== RECORDS SUPPLIED

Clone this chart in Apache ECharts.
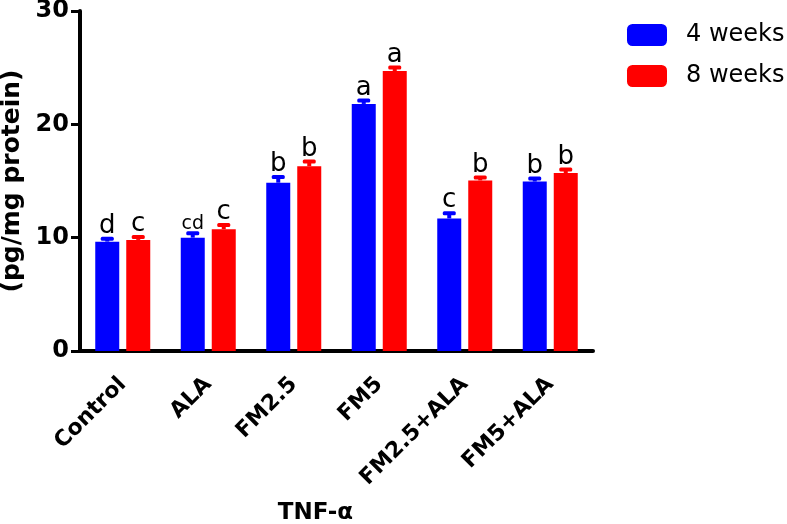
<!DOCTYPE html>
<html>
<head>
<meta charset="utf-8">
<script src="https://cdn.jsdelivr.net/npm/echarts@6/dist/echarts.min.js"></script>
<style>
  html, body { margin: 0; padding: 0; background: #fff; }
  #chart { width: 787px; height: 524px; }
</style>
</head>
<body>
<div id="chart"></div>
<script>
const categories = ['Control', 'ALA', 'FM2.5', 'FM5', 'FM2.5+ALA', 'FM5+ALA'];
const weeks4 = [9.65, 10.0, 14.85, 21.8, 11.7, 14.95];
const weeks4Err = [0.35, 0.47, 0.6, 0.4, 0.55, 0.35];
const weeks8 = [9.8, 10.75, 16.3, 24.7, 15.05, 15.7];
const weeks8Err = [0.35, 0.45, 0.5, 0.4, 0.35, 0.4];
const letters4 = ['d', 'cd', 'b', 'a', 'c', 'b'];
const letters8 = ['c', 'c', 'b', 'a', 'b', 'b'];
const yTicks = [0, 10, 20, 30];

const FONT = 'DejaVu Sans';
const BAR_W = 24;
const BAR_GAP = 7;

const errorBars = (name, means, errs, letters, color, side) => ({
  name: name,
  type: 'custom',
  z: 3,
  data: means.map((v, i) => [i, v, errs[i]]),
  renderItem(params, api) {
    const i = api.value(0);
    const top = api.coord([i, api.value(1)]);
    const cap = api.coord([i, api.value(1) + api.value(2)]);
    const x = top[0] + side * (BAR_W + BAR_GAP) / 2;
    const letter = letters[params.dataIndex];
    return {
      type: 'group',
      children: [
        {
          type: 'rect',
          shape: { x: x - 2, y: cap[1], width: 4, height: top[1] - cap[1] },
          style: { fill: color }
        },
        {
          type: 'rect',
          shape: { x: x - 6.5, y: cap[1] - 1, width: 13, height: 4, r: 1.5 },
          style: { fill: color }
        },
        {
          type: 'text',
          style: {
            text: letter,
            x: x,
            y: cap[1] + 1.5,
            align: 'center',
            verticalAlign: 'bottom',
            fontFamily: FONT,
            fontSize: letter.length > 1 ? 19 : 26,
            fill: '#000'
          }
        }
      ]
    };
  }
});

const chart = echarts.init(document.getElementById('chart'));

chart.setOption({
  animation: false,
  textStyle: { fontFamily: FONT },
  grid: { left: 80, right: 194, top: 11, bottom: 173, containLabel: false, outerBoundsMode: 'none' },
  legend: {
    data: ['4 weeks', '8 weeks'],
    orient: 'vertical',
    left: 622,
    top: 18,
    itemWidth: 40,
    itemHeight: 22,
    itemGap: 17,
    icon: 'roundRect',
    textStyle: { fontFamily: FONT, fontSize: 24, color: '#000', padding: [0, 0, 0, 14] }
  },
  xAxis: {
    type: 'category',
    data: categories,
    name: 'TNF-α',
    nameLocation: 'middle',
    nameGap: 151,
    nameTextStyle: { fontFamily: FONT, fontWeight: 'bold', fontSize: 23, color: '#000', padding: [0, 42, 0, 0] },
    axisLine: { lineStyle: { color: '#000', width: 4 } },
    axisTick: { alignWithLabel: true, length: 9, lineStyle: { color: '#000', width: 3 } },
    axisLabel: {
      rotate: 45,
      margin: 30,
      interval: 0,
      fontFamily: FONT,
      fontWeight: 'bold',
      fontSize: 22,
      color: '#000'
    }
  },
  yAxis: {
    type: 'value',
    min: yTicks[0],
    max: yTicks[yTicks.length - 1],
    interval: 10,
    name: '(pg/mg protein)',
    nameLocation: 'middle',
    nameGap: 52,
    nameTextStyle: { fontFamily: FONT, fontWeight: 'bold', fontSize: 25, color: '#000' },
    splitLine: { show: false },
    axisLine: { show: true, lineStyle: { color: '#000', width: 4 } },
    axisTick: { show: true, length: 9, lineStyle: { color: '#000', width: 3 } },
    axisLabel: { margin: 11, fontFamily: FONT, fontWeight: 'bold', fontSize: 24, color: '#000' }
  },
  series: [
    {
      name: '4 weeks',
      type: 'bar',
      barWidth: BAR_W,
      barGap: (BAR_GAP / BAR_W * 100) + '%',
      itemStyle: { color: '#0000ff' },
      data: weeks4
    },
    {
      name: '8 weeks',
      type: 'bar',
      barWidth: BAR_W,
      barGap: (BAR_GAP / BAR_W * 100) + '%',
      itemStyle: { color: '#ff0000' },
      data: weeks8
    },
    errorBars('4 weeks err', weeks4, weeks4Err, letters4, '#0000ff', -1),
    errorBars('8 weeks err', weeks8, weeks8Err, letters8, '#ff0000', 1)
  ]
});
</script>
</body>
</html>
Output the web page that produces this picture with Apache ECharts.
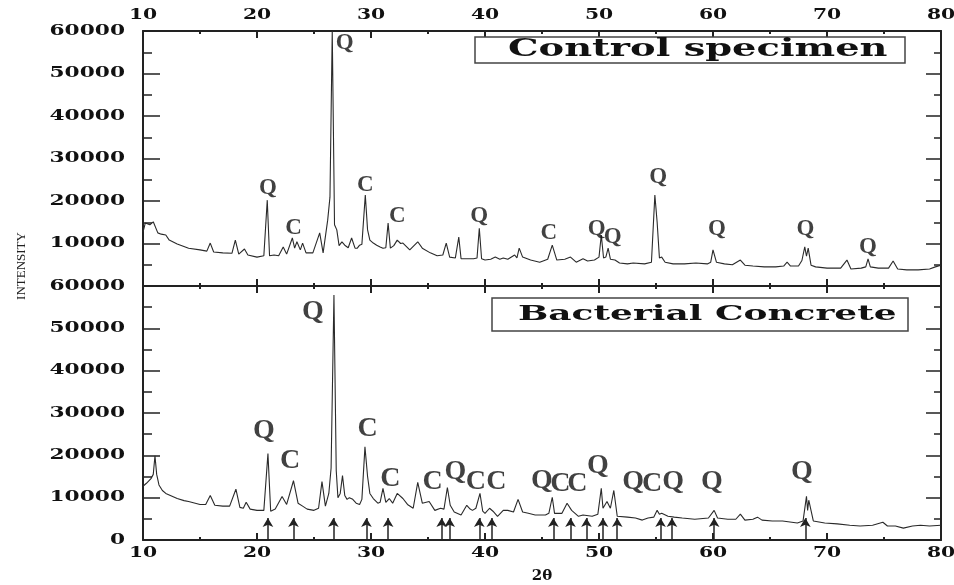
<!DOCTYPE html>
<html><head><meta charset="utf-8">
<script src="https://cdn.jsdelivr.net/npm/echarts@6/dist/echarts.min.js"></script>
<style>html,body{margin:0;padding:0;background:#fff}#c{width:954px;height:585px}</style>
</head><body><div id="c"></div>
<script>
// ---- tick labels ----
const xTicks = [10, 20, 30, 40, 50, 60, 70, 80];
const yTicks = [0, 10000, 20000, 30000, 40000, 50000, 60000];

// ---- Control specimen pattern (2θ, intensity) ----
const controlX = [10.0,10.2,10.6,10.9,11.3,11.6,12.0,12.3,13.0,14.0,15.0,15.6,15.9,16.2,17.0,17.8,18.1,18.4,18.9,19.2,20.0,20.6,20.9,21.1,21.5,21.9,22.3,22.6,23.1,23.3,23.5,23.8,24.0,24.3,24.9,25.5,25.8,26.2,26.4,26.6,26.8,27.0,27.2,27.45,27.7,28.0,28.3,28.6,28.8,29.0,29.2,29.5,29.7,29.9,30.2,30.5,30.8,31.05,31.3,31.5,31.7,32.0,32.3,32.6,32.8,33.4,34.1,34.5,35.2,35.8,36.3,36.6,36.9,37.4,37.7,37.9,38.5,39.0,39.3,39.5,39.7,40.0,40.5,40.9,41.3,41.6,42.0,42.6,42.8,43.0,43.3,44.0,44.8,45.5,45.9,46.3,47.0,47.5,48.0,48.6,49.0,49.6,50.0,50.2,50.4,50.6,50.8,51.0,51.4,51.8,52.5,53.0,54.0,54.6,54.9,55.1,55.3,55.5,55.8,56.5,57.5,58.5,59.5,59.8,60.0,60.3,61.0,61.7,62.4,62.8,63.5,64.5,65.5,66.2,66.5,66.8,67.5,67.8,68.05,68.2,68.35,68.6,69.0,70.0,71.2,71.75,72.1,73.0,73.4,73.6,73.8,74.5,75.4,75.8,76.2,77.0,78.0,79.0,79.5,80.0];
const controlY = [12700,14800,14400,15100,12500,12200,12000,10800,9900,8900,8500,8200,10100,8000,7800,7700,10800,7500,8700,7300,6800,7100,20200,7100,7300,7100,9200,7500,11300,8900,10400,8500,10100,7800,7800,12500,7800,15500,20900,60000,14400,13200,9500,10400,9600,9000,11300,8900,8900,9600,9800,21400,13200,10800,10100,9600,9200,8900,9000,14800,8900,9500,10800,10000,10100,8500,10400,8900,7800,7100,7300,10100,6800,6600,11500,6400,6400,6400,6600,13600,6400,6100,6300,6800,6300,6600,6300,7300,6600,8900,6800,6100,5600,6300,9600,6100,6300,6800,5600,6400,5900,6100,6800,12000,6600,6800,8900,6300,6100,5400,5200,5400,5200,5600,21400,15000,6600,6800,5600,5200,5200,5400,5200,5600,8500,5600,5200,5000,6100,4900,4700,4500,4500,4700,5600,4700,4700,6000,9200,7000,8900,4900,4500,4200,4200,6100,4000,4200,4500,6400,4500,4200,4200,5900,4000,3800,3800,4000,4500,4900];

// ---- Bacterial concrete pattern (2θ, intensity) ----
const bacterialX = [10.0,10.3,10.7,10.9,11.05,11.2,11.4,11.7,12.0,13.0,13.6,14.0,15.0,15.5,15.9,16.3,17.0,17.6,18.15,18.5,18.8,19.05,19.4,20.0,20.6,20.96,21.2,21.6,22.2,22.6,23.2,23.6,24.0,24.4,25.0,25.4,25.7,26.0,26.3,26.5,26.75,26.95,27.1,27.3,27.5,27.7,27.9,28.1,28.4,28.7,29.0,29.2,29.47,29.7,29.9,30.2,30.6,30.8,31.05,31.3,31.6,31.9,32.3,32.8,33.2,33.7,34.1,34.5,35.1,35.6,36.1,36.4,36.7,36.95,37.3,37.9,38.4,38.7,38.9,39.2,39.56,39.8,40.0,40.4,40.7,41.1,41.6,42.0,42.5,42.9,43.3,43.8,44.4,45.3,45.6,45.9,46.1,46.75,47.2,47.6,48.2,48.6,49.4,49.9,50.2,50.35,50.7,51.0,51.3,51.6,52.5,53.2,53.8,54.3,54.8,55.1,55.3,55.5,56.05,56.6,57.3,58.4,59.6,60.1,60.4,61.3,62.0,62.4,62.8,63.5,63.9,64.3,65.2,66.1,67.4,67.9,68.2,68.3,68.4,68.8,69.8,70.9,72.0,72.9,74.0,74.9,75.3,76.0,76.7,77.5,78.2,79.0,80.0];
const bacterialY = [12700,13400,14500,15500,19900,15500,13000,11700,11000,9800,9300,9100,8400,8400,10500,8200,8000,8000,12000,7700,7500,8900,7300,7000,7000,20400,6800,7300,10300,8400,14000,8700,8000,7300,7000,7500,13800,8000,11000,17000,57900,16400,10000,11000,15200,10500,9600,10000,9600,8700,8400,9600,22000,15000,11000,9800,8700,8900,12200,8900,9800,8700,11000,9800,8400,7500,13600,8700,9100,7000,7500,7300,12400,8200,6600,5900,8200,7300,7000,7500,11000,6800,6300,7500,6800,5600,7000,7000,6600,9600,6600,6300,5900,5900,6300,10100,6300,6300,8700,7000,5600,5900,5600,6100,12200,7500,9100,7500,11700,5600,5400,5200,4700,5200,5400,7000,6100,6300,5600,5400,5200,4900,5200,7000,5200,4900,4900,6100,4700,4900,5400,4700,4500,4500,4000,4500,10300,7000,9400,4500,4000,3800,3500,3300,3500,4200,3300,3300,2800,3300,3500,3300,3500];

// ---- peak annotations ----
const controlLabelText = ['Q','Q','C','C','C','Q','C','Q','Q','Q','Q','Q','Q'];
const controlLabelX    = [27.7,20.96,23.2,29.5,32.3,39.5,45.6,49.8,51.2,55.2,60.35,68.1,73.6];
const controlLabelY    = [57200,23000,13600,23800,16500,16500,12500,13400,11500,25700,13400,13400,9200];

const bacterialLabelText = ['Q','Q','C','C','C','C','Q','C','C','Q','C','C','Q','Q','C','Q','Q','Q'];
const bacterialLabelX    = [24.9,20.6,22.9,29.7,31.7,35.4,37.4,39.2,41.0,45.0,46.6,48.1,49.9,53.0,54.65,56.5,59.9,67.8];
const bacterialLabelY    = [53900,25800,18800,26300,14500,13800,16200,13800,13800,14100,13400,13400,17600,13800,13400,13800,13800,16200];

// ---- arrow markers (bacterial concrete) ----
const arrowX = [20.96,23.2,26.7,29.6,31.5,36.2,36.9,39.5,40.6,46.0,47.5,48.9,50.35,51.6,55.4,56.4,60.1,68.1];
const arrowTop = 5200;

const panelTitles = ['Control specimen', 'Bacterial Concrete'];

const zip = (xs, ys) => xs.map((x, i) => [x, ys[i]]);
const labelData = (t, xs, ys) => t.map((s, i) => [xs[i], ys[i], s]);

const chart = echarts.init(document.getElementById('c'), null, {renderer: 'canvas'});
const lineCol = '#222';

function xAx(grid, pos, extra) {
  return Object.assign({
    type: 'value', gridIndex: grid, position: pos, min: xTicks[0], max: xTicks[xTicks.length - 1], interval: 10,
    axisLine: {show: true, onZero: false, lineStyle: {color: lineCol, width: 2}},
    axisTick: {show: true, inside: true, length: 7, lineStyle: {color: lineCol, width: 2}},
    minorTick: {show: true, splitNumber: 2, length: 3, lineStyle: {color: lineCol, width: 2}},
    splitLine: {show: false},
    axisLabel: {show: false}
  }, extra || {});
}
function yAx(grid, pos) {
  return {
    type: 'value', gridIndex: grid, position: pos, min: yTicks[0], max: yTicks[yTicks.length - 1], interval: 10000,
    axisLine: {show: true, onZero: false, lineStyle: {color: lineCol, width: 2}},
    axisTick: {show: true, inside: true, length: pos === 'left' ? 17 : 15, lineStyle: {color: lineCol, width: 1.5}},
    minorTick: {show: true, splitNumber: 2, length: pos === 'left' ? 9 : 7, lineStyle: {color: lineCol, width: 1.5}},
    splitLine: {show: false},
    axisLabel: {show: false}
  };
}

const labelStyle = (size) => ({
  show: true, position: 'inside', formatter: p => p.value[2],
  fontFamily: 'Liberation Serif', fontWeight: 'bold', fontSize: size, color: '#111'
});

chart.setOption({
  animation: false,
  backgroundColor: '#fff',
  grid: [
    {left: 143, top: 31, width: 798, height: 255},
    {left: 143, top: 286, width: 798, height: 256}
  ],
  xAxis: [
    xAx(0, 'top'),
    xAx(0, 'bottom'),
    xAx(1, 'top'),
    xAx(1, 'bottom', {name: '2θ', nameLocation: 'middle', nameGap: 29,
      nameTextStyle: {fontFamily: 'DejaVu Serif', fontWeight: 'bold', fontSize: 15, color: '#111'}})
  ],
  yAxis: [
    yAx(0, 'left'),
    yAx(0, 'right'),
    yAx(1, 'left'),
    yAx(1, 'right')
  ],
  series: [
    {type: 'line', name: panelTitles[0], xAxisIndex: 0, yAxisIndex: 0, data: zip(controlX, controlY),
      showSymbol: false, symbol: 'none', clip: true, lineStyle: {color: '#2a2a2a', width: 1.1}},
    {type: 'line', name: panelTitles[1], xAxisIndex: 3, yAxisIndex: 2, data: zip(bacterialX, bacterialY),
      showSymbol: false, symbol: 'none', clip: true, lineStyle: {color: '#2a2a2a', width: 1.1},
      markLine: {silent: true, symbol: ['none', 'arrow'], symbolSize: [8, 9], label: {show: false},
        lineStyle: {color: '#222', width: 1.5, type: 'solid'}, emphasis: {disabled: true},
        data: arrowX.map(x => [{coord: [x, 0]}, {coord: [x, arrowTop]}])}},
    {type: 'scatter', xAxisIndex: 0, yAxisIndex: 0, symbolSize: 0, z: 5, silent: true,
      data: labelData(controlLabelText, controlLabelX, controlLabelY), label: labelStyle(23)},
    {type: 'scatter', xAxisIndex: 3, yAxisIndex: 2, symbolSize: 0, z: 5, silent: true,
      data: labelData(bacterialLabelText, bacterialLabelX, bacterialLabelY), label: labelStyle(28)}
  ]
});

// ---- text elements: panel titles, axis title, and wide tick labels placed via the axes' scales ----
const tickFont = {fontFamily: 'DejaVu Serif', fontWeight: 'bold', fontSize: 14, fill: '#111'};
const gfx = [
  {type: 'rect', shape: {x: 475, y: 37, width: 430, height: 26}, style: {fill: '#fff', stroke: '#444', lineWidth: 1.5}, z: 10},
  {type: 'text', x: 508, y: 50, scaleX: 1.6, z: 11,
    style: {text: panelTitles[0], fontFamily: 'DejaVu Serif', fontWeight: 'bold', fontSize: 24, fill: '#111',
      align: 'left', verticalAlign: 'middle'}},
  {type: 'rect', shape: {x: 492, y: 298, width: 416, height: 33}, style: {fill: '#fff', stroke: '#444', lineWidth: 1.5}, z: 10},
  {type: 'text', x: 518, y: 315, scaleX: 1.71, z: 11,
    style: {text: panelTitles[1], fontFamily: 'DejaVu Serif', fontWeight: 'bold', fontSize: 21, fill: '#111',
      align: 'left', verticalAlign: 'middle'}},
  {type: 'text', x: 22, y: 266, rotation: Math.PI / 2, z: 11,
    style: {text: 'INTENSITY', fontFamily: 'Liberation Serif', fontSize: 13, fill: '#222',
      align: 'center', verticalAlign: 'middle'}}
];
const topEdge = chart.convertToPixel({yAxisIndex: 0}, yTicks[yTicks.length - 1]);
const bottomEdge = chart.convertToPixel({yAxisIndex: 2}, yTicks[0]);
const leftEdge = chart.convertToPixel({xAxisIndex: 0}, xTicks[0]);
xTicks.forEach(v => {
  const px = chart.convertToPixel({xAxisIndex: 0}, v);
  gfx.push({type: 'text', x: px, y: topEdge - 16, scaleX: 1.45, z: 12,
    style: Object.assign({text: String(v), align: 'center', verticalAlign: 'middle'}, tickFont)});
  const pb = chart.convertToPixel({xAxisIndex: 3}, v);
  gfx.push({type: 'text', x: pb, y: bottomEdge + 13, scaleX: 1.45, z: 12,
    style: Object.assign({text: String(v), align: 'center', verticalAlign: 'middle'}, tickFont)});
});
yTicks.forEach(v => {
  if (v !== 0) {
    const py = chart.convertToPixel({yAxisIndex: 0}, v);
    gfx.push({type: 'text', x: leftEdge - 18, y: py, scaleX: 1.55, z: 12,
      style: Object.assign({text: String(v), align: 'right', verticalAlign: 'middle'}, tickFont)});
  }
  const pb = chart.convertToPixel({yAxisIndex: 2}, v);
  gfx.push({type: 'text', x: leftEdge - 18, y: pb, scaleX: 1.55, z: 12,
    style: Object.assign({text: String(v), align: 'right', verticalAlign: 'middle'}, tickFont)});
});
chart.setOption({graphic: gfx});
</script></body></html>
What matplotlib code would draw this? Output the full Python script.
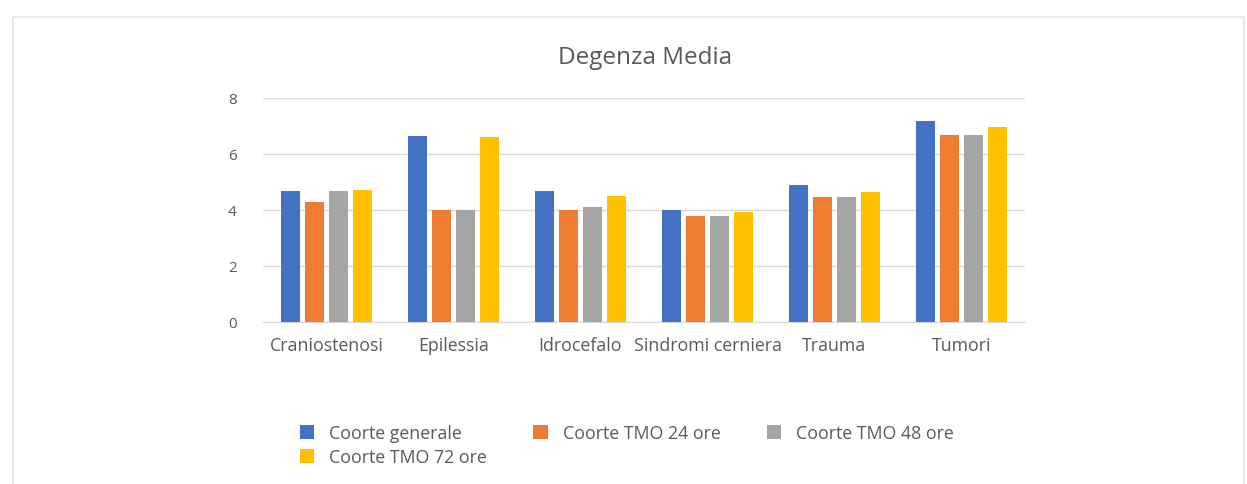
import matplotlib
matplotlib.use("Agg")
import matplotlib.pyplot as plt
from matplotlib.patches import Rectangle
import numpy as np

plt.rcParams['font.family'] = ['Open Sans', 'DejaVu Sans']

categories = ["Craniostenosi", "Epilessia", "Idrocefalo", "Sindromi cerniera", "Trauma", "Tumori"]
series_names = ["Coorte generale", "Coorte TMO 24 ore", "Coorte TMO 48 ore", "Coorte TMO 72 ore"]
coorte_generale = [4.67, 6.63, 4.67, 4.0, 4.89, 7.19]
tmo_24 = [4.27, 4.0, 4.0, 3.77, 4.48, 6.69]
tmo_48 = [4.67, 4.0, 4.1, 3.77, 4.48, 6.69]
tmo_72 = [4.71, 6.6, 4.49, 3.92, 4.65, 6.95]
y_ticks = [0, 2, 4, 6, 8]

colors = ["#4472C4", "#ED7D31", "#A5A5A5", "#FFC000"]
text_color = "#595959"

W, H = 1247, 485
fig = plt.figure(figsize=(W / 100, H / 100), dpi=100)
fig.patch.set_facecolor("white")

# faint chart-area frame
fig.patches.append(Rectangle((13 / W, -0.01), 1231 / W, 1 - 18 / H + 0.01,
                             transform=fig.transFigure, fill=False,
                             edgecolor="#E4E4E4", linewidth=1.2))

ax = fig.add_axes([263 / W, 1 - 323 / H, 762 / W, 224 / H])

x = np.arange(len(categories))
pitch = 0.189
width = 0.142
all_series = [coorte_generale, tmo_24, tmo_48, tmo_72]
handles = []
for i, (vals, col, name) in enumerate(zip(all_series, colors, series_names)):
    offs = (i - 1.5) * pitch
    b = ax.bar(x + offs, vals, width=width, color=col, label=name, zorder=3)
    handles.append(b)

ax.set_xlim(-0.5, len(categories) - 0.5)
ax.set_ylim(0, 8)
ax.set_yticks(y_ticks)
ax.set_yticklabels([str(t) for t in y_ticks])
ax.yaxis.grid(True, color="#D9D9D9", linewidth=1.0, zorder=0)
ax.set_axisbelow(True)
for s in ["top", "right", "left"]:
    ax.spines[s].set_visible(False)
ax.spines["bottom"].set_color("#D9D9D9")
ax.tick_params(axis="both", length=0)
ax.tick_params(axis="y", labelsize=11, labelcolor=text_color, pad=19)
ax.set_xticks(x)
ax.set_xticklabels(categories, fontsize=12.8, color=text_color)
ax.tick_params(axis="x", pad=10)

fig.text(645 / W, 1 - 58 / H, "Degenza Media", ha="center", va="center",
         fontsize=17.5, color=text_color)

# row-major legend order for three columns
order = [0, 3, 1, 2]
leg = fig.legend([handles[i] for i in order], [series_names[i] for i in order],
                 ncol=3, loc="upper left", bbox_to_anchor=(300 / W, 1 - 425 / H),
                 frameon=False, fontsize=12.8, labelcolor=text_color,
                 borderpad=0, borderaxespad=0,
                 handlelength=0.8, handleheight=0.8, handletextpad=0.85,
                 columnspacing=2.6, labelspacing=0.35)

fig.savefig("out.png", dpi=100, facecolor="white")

====

▶ [YOUR INSTRUCTIONS]:
Take out nothing but the lines from the one containing "Output the web" to the one containing "const yTicks = [0, 10000, 20000, 30000, 40000, 50000, 60000];", inclusive, retyped exactly. Drop the pictures.

▶ [TASK SOLUTION]:
Output the web page that produces this picture with Apache ECharts.
<!DOCTYPE html>
<html><head><meta charset="utf-8">
<script src="https://cdn.jsdelivr.net/npm/echarts@6/dist/echarts.min.js"></script>
<style>html,body{margin:0;padding:0;background:#fff}#c{width:954px;height:585px}</style>
</head><body><div id="c"></div>
<script>
// ---- tick labels ----
const xTicks = [10, 20, 30, 40, 50, 60, 70, 80];
const yTicks = [0, 10000, 20000, 30000, 40000, 50000, 60000];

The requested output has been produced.